Meningkatnya kekerasan di Myanmar menonjol dalam agenda karena ASEAN berjuang menerapkan konsensus lima poin Myanmar yang disepakati tahun lalu, menyerukan dialog di antara semua pihak terkait, memberikan bantuan kemanusiaan, segera mengakhiri kekerasan dan kunjungan utusan khusus ASEAN untuk bertemu dengan semua pihak.
Penggulingan Suu Kyi memicu protes damai yang meluas yang ditindas dengan kekerasan, dan berkembang menjadi perlawanan bersenjata. Beberapa pakar PBB mencirikan sebagai perang saudara.
Blinken mengkritik ASEAN karena tidak berbuat cukup terhadap Myanmar, yang sebelumnya dikenal sebagai Burma.
Baca Juga: Indonesia Nyatakan Masuknya Timor Leste ke ASEAN adalah Prioritas
Dimulainya kembali eksekusi yudisial pada akhir Juli, ketika junta militer menggantung empat tahanan politik, mendorong reaksi keras terhadap junta militernya, dengan Menlu Malaysia Saifuddin Abdullah mengutuk tindakan itu sebagai “kejahatan terhadap kemanusiaan.”
Sanksi baru sedang dipertimbangkan dan Saifuddin mengatakan menjelang pertemuan, ASEAN harus mempertimbangkan untuk membatalkan atau merevisi konsensus lima poinnya.
Dia mengatakan utusan khusus ASEAN juga perlu bertemu dengan Pemerintah Persatuan Nasional dan pemerintahan sipil bayangan yang didirikan di luar Myanmar, untuk membantu mengembangkan kerangka politik baru.
“Tujuan akhirnya adalah Myanmar yang demokratis, inklusif dan adil, damai dan harmonis, makmur yang hak-hak sipil dan politiknya dijamin oleh konstitusi,” katanya.
Menlu Indonesia Retno Marsudi mengusulkan ASEAN mengadakan pertemuan khusus tentang Myanmar, khusus membahas perkembangan terakhir.
Lebih dari 2.100 orang dibunuh junta militer sejak mengambil alih kekuasaan dan hampir 15.000 ditangkap, menurut Asosiasi Bantuan untuk Tahanan Politik, sebuah organisasi non-pemerintah yang melacak pembunuhan dan penangkapan.

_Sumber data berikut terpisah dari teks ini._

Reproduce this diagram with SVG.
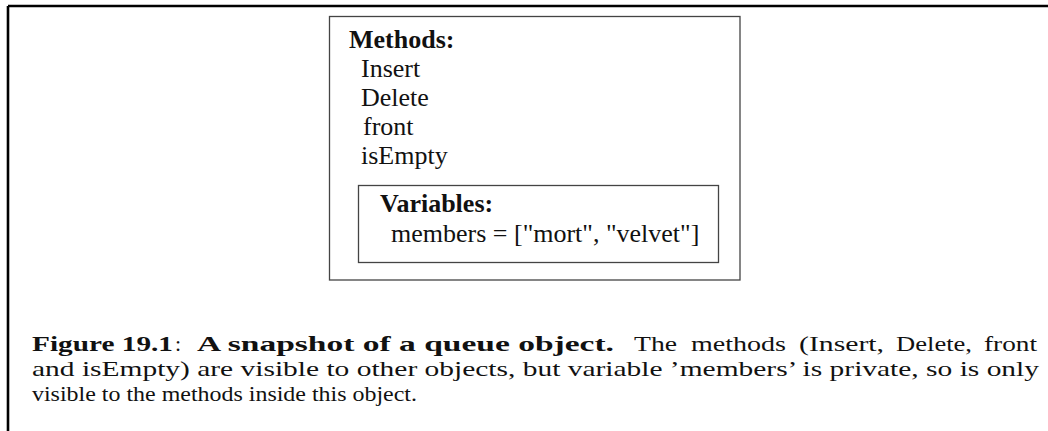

“Semua perkembangan di Myanmar, termasuk hukuman mati bagi tahanan politik, menunjukkan kemunduran daripada kemajuan dari implementasi konsensus lima poin,” kata Marsudi.
Kamboja saat ini memegang kepemimpinan bergilir ASEAN, yang juga mencakup Filipina, Malaysia, Indonesia, Laos, Singapura, Thailand, Vietnam dan Brunei selain Myanmar.